Roger Penrose deserves special mention, because he definitely qualifies as one of the most eminent scientists alive on this planet today. His extended cv:

Penrose has been awarded many prizes for his contributions to science. He was elected a Fellow of the Royal Society of London in 1972. In 1975, Stephen Hawking and Penrose were jointly awarded the Eddington Medal of the Royal Astronomical Society. In 1985, he was awarded the Royal Society Royal Medal. Along with Stephen Hawking, he was awarded the prestigious Wolf Foundation Prize for Physics in 1988. In 1989 he was awarded the Dirac Medal and Prize of the British Institute of Physics. In 1990 Penrose was awarded the Albert Einstein Medal for outstanding work related to the work of Albert Einstein by the Albert Einstein Society. In 1991, he was awarded the Naylor Prize of the London Mathematical Society. From 1992 to 1995 he served as President of the International Society on General Relativity and Gravitation. In 1994, Penrose was knighted for services to science.[9] In 1998, he was elected Foreign Associate of the United States National Academy of Sciences. In 2000 he was appointed to the Order of Merit. In 2004 he was awarded the De Morgan Medal for his wide and original contributions to mathematical physics. To quote the citation from the London Mathematical Society:

His deep work on General Relativity has been a major factor in our understanding of black holes. His development of Twistor Theory has produced a beautiful and productive approach to the classical equations of mathematical physics. His tilings of the plane underlie the newly discovered quasi-crystals.

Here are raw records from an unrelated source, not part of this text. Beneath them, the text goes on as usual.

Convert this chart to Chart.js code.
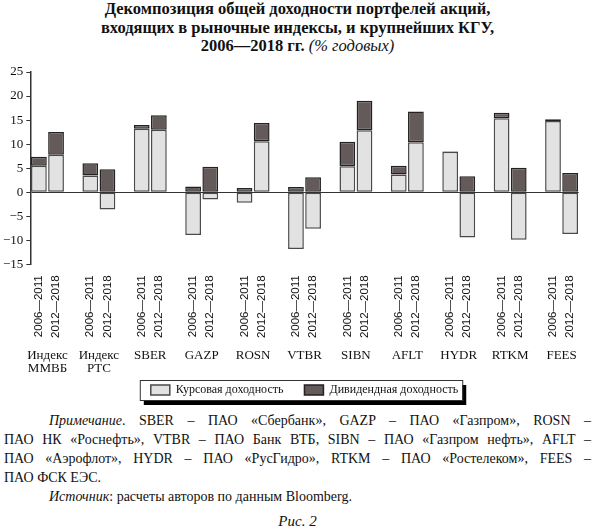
<!DOCTYPE html>
<html>
<head>
<meta charset="utf-8">
<script src="https://cdn.jsdelivr.net/npm/chart.js@4.4.1/dist/chart.umd.min.js"></script>
<style>
  body { margin: 0; width: 595px; height: 529px; background: #fff; position: relative; overflow: hidden; font-family: "Liberation Serif", "DejaVu Serif", serif; color: #111; }
  #title { position: absolute; top: 0; left: 0; width: 595px; text-align: center; font-weight: bold; font-size: 16.5px; line-height: 18.5px; }
  #title i { font-weight: normal; }
  #wrap { position: absolute; top: 58px; left: 0; width: 595px; height: 348px; }
  #notes { position: absolute; top: 410.5px; left: 4px; width: 587px; font-size: 14px; line-height: 19px; }
  #notes .j { text-align: justify; text-align-last: justify; }
  #notes .ind { text-indent: 45px; }
  #fig { position: absolute; top: 513px; left: 0; width: 595px; text-align: center; font-style: italic; font-size: 15px; }
</style>
</head>
<body>
<div id="title">Декомпозиция общей доходности портфелей акций,<br>входящих в рыночные индексы, и крупнейших КГУ,<br>2006—2018 гг. <i>(% годовых)</i></div>
<div id="wrap"><canvas id="chart" width="595" height="348"></canvas></div>
<div id="notes">
  <div class="j ind"><i>Примечание</i>. SBER – ПАО «Сбербанк», GAZP – ПАО «Газпром», ROSN –</div>
  <div class="j">ПАО НК «Роснефть», VTBR – ПАО Банк ВТБ, SIBN – ПАО «Газпром нефть», AFLT –</div>
  <div class="j">ПАО «Аэрофлот», HYDR – ПАО «РусГидро», RTKM – ПАО «Ростелеком», FEES –</div>
  <div>ПАО ФСК ЕЭС.</div>
  <div class="ind"><i>Источник</i>: расчеты авторов по данным Bloomberg.</div>
</div>
<div id="fig">Рис. 2</div>
<script>
const categories = [['Индекс', 'ММВБ'], ['Индекс', 'РТС'], 'SBER', 'GAZP', 'ROSN', 'VTBR', 'SIBN', 'AFLT', 'HYDR', 'RTKM', 'FEES'];
const periods = ['2006—2011', '2012—2018'];

// курсовая и дивидендная доходность, % годовых
const price0611 = [5.5, 3.5, 13.2, -8.9, -2.2, -11.8, 5.4, 3.7, 8.4, 15.4, 14.8];
const div0611   = [1.9, 2.5, 0.8, 1.2, 0.9, 1.1, 5.1, 1.8, 0.1, 1.1, 0.35];
const price1218 = [7.8, -3.6, 13.0, -1.5, 10.6, -7.6, 12.9, 10.4, -9.4, -9.9, -8.7];
const div1218   = [4.7, 4.8, 3.0, 5.3, 3.8, 3.1, 6.1, 6.4, 3.3, 5.1, 4.0];

// 3 slots per company: two bars and an empty gap (last gap dropped)
const slotLabels = [], priceData = [], divData = [], groupCenters = [];
categories.forEach((c, i) => {
  slotLabels.push(periods[0], periods[1]);
  priceData.push(price0611[i], price1218[i]);
  divData.push(div0611[i], div1218[i]);
  groupCenters.push(i * 3 + 0.5);
  if (i < categories.length - 1) {
    slotLabels.push('');
    priceData.push(null);
    divData.push(null);
  }
});
const nSlots = slotLabels.length;

// frame with a drop shadow around the legend
const legendFrame = {
  id: 'legendFrame',
  beforeDraw(chart) {
    const boxes = chart.legend.legendHitBoxes;
    if (!boxes || !boxes.length) return;
    const l = Math.min(...boxes.map(b => b.left)) - 11;
    const r = Math.max(...boxes.map(b => b.left + b.width)) + 4;
    const t = boxes[0].top - 4;
    const b = boxes[0].top + boxes[0].height + 4;
    const ctx = chart.ctx;
    ctx.save();
    ctx.fillStyle = '#000';
    ctx.fillRect(l + 4, t + 5, r - l, b - t);
    ctx.fillStyle = '#fff';
    ctx.fillRect(l, t, r - l, b - t);
    ctx.strokeStyle = '#333';
    ctx.lineWidth = 1;
    ctx.strokeRect(l + 0.5, t + 0.5, r - l, b - t);
    ctx.restore();
  }
};

new Chart(document.getElementById('chart'), {
  type: 'bar',
  data: {
    labels: slotLabels,
    datasets: [{
      label: 'Курсовая доходность',
      data: priceData,
      backgroundColor: '#e2e2e2',
      borderColor: '#4a4a4a',
      borderWidth: 1.5,
      borderSkipped: false
    }, {
      label: 'Дивидендная доходность',
      data: divData,
      backgroundColor: '#645a5a',
      borderColor: '#222',
      borderWidth: 1.5,
      borderSkipped: false
    }]
  },
  options: {
    responsive: false,
    animation: false,
    layout: { padding: { top: 14, right: 4, left: 0, bottom: 0 } },
    datasets: { bar: { barPercentage: 0.92, categoryPercentage: 1 } },
    scales: {
      x: {
        stacked: true,
        grid: { display: false, drawTicks: false },
        border: { display: false },
        ticks: {
          autoSkip: false, minRotation: 90, maxRotation: 90, padding: 11,
          color: '#111', font: { family: 'Liberation Sans', size: 11.5 }
        }
      },
      names: {
        type: 'linear',
        position: 'bottom',
        offset: false,
        min: -0.5,
        max: nSlots - 0.5,
        grid: { display: false, drawTicks: false },
        border: { display: false },
        afterBuildTicks(scale) {
          scale.ticks = groupCenters.map(v => ({ value: v }));
        },
        ticks: {
          padding: 0,
          color: '#111',
          font: { family: 'Liberation Serif', size: 13, lineHeight: 1.0 },
          callback: v => categories[Math.round((v - 0.5) / 3)]
        }
      },
      y: {
        stacked: true,
        min: -15,
        max: 25,
        border: { display: true, color: '#333', width: 1.5 },
        grid: {
          color: ctx => ctx.tick && ctx.tick.value === 0 ? '#333' : 'rgba(0,0,0,0)',
          lineWidth: 1,
          tickColor: '#333',
          tickLength: 4
        },
        ticks: {
          stepSize: 5,
          padding: 3,
          color: '#111',
          font: { family: 'Liberation Serif', size: 13 },
          callback: v => v < 0 ? '−' + Math.abs(v) : String(v)
        }
      }
    },
    plugins: {
      legend: {
        position: 'bottom',
        fullSize: false,
        labels: {
          boxWidth: 19, boxHeight: 10, padding: 9,
          color: '#111',
          font: { family: 'Liberation Serif', size: 12 },
          generateLabels(chart) {
            const items = Chart.defaults.plugins.legend.labels.generateLabels(chart);
            items[0].text += '\u2002\u2002';
            return items;
          }
        }
      },
      tooltip: { enabled: false }
    }
  },
  plugins: [legendFrame]
});
</script>
</body>
</html>
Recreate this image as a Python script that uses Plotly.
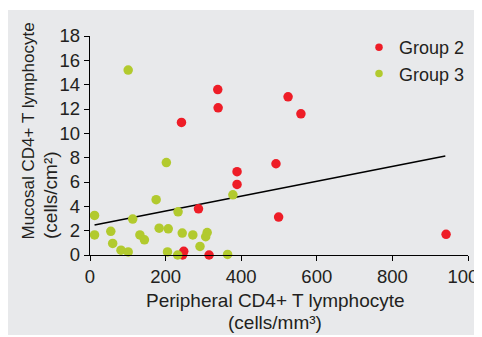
import plotly.graph_objects as go

# Group 2 (red)
g2_x = [338, 339, 242, 524, 558, 287, 248, 245, 315, 389, 389, 492, 499, 942]
g2_y = [13.6, 12.1, 10.9, 13.0, 11.6, 3.8, 0.3, 0.0, 0.0, 6.85, 5.8, 7.5, 3.12, 1.7]

# Group 3 (green)
g3_x = [101, 12, 12, 55, 60, 82, 101, 113, 132, 144, 175, 183, 202, 207, 205,
        233, 232, 244, 272, 291, 310, 306, 364, 378]
g3_y = [15.2, 3.25, 1.65, 1.95, 0.95, 0.4, 0.25, 2.95, 1.65, 1.25, 4.55, 2.2, 7.6,
        2.15, 0.25, 3.55, 0.0, 1.8, 1.65, 0.7, 1.85, 1.5, 0.05, 4.95]

# Regression line endpoints
fit_x = [12, 940]
fit_y = [2.47, 8.13]

x_ticks = [0, 200, 400, 600, 800, 1000]
y_ticks = [0, 2, 4, 6, 8, 10, 12, 14, 16, 18]

RED = "#ee1d27"
GREEN = "#b2ca2e"
TXT = "#231f20"
FONT = "Liberation Sans, Arial, Helvetica, sans-serif"

# page body margin of the html page
OFF = 8
W, H = 482 - OFF, 337 - OFF
L, T = 90 - OFF, 36 - OFF
R = W - (468 - OFF)
B = H - (255 - OFF)
pw = W - L - R
ph = H - T - B

def px(x):  # page pixel -> paper
    return (x - OFF - L) / pw

def py(y):
    return (H - B - (y - OFF)) / ph

fig = go.Figure()
fig.add_trace(go.Scatter(x=fit_x, y=fit_y, mode="lines",
                         line=dict(color="black", width=1.5),
                         showlegend=False, hoverinfo="skip"))
fig.add_trace(go.Scatter(x=g2_x, y=g2_y, mode="markers", name="Group 2",
                         marker=dict(color=RED, size=9.5), cliponaxis=False,
                         showlegend=False))
fig.add_trace(go.Scatter(x=g3_x, y=g3_y, mode="markers", name="Group 3",
                         marker=dict(color=GREEN, size=9.5), cliponaxis=False,
                         showlegend=False))
fig.add_trace(go.Scatter(x=[None], y=[None], mode="markers", name="Group 2",
                         marker=dict(color=RED, size=7.5)))
fig.add_trace(go.Scatter(x=[None], y=[None], mode="markers", name="Group 3",
                         marker=dict(color=GREEN, size=7.5)))

fig.add_shape(type="rect", xref="paper", yref="paper",
              x0=px(7), x1=px(490), y0=py(335), y1=py(10),
              fillcolor="#e8e9eb", line=dict(width=0), layer="below")

ann = dict(xref="paper", yref="paper", showarrow=False)
fig.add_annotation(text="Mucosal CD4+ T lymphocyte", x=px(27.5), y=py(131),
                   textangle=-90, xanchor="center", yanchor="middle",
                   font=dict(family=FONT, size=17, color=TXT), **ann)
# placed so that the rendered text spans the same rows as the original
fig.add_annotation(text="(cells/cm\u00b2)", x=px(50), y=py(195),
                   textangle=-90, xanchor="center", yanchor="middle",
                   font=dict(family=FONT, size=19, color=TXT), **ann)
fig.add_annotation(text="Peripheral CD4+ T lymphocyte", x=px(275.5), y=py(300),
                   xanchor="center", yanchor="middle",
                   font=dict(family=FONT, size=19, color=TXT), **ann)
fig.add_annotation(text="(cells/mm\u00b3)", x=px(275), y=py(322),
                   xanchor="center", yanchor="middle",
                   font=dict(family=FONT, size=19, color=TXT), **ann)

axis_common = dict(showline=True, linecolor="black", linewidth=1.3,
                   ticks="outside", ticklen=5, tickwidth=1.3, tickcolor="black",
                   showgrid=False, zeroline=False, automargin=False,
                   tickfont=dict(family=FONT, size=18.5, color=TXT))

fig.update_layout(
    width=W, height=H,
    margin=dict(l=L, r=R, t=T, b=B, autoexpand=False),
    paper_bgcolor="white",
    plot_bgcolor="rgba(0,0,0,0)",
    xaxis=dict(range=[0, 1000], tickvals=x_ticks, ticklabeloverflow="allow",
               **axis_common),
    yaxis=dict(range=[0, 18], tickvals=y_ticks, **axis_common),
    legend=dict(x=px(359), y=py(29), xanchor="left", yanchor="top",
                bgcolor="rgba(0,0,0,0)", tracegroupgap=0,
                font=dict(family=FONT, size=18, color=TXT)),
    showlegend=True,
)

fig.write_html("out.html")
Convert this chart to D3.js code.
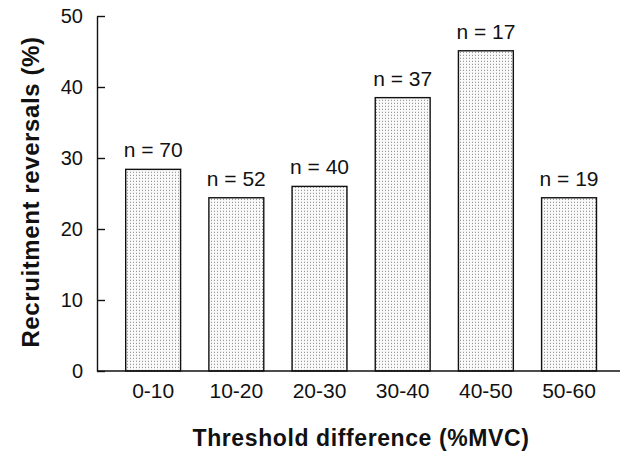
<!DOCTYPE html>
<html>
<head>
<meta charset="utf-8">
<script src="https://cdn.jsdelivr.net/npm/d3@7/dist/d3.min.js"></script>
<style>
  body { margin: 0; background: #fff; }
  svg { display: block; font-family: "Liberation Sans", Arial, sans-serif; }
</style>
</head>
<body>
<svg id="chart" width="623" height="451"></svg>
<script>
"use strict";

// data
var categories = ["0-10", "10-20", "20-30", "30-40", "40-50", "50-60"];
var reversals = [28.4, 24.4, 26.0, 38.5, 45.1, 24.4];
var counts = [70, 52, 40, 37, 17, 19];
var yTicks = [0, 10, 20, 30, 40, 50];

var svg = d3.select("#chart");

// stipple fill for the bars
var defs = svg.append("defs");
var pat = defs.append("pattern")
    .attr("id", "stipple")
    .attr("patternUnits", "userSpaceOnUse")
    .attr("width", 3).attr("height", 3);
pat.append("rect").attr("width", 3).attr("height", 3).attr("fill", "#fafafa");
pat.append("rect").attr("x", 1).attr("y", 1).attr("width", 1).attr("height", 1).attr("fill", "#9a9a9a");
pat.append("rect").attr("x", 1).attr("y", 0).attr("width", 1).attr("height", 1).attr("fill", "#e2e2e2");

var axisX = 97, axisRight = 620;

var y = d3.scaleLinear().domain([0, 50]).range([371, 16]);
var x = d3.scaleBand()
    .domain(categories)
    .range([125.7, 596.5])
    .paddingInner(0.34)
    .paddingOuter(0);

// bars
svg.append("g").selectAll("rect")
    .data(reversals)
    .enter()
    .append("rect")
    .attr("x", function(d, i) { return x(categories[i]); })
    .attr("y", function(d) { return y(d); })
    .attr("width", x.bandwidth())
    .attr("height", function(d) { return y(0) - y(d); })
    .attr("fill", "url(#stipple)")
    .attr("stroke", "#111")
    .attr("stroke-width", 1.4);

// n labels
svg.append("g").selectAll("text")
    .data(counts)
    .enter()
    .append("text")
    .attr("x", function(d, i) { return x(categories[i]) + x.bandwidth() / 2; })
    .attr("y", function(d, i) { return y(reversals[i]) - 12; })
    .attr("text-anchor", "middle")
    .style("font-size", "21px")
    .attr("fill", "#111")
    .text(function(d) { return "n = " + d; });

// y axis, ticks pointing inward
var yAxis = d3.axisLeft(y).tickValues(yTicks).tickSizeInner(-8).tickSizeOuter(0).tickPadding(14);
var gy = svg.append("g")
    .attr("transform", "translate(" + axisX + ",0)")
    .call(yAxis);
gy.select(".domain").attr("stroke", "#111").attr("stroke-width", 1.4);
gy.selectAll(".tick line").attr("stroke", "#111").attr("stroke-width", 1.4);
gy.selectAll(".tick text")
    .attr("fill", "#111")
    .style("font-size", "20px")
    .attr("font-family", null);

// x baseline
svg.append("line")
    .attr("x1", axisX).attr("x2", axisRight)
    .attr("y1", y(0)).attr("y2", y(0))
    .attr("stroke", "#111").attr("stroke-width", 1.4);

// category labels
svg.append("g").selectAll("text")
    .data(categories)
    .enter()
    .append("text")
    .attr("x", function(d) { return x(d) + x.bandwidth() / 2; })
    .attr("y", 398)
    .attr("text-anchor", "middle")
    .style("font-size", "21px")
    .attr("fill", "#111")
    .text(function(d) { return d; });

// axis titles
svg.append("text")
    .attr("x", 361)
    .attr("y", 446)
    .attr("text-anchor", "middle")
    .style("font-size", "23px")
    .style("font-weight", "bold")
    .style("letter-spacing", "0.6px")
    .attr("fill", "#111")
    .text("Threshold difference (%MVC)");

svg.append("text")
    .attr("transform", "translate(39,192) rotate(-90)")
    .attr("text-anchor", "middle")
    .style("font-size", "24px")
    .style("font-weight", "bold")
    .style("letter-spacing", "0.6px")
    .attr("fill", "#111")
    .text("Recruitment reversals (%)");
</script>
</body>
</html>
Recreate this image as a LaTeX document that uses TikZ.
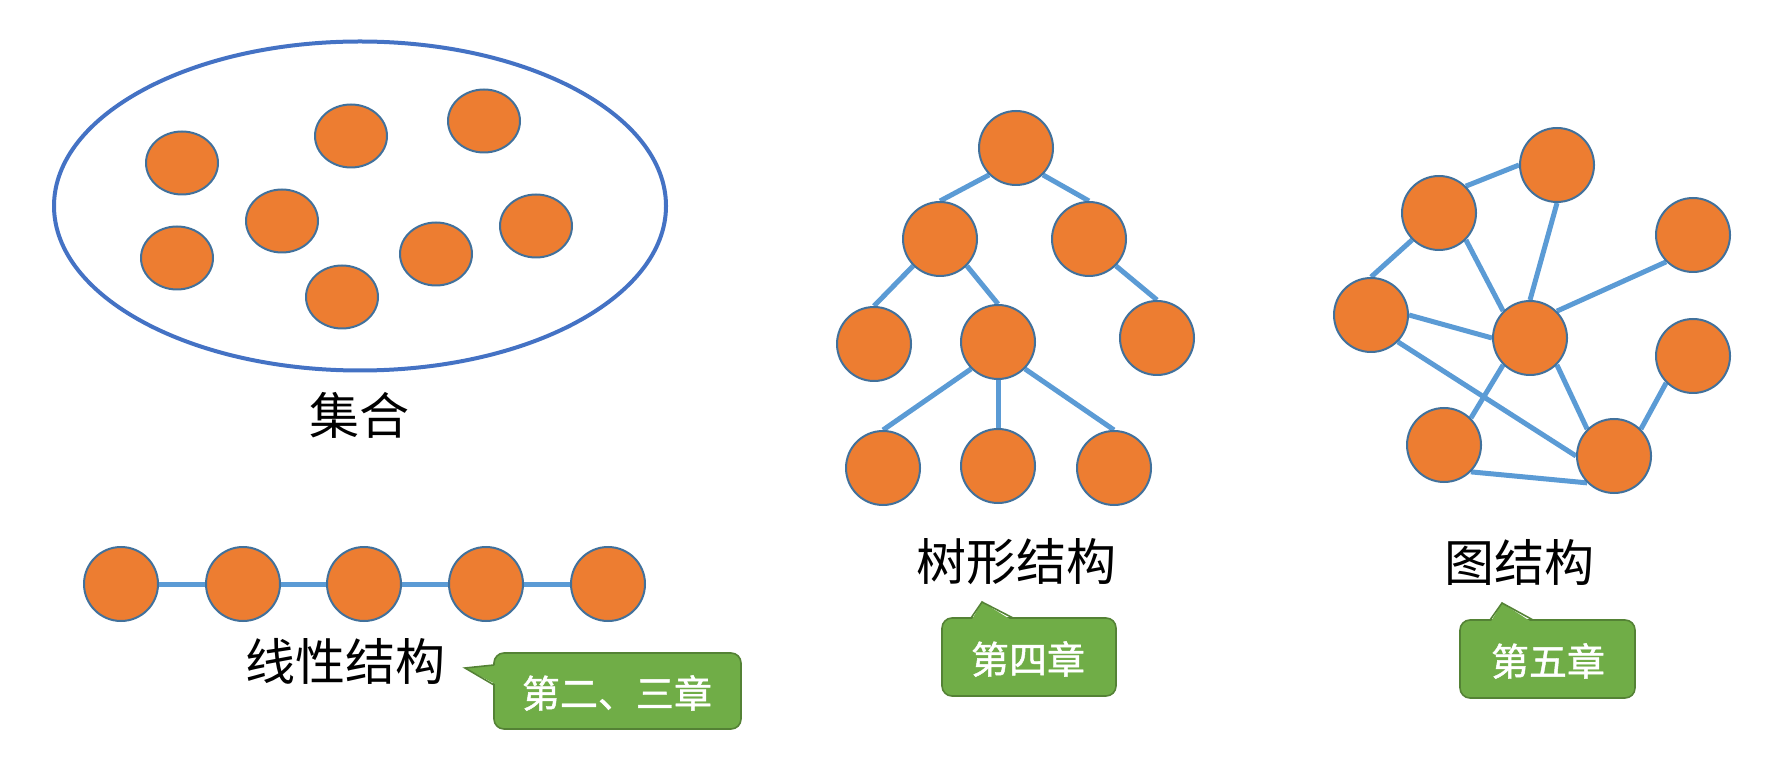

In 2005 Penrose was awarded an honorary doctorate (Honoris Causa) by Warsaw University and Katholieke Universiteit Leuven (Belgium), and in 2006 by the University of York. in 2008 Penrose was awarded the Copley Medal. He is also a Distinguished Supporter of the British Humanist Association.


Quote:
"Now, in ordinary physics, or in ordinary physiology, or in most of the classical realms of science, perception is something which is taken to be outside the realm of physicality. In other words, if you perceive something, you know that you see something. Light will strike your retina; you'll get an idea, or something will pop off in your brain, or something of that sort. But we never got the notion that somehow the act of seeing something was affecting what you were seeing or what you were looking at. But in quantum physics we've learned that when you're looking at very small objects, subatomic particles for example, the very action of looking at them disturbs them to such an extent that we never really get a complete picture as to what they actually are. Now, this has led me to think that consciousness may be at the core of this problem as to how perception can affect and change reality, and that maybe what we're doing when we're thinking or feeling or sensing or even listening to a conversation is using this action of consciousness, this fundamental act, which sort of what I call pops the qwiff -- that suddenly alters the physical reality of, say, the human body." - Fred Alan Wolf
Wolf received his Ph.D. in theoretical physics from UCLA in 1963 and began researching the field of high atmospheric particle behavior following a nuclear explosion. His book "Taking the Quantum Leap: The New Physics for Nonscientists" won the National Book Award as science paperback for 1980 from the National Book Foundation. Wolf has taught at San Diego State University, the University of Paris, the Hebrew University of Jerusalem, the University of London, and Birkbeck College.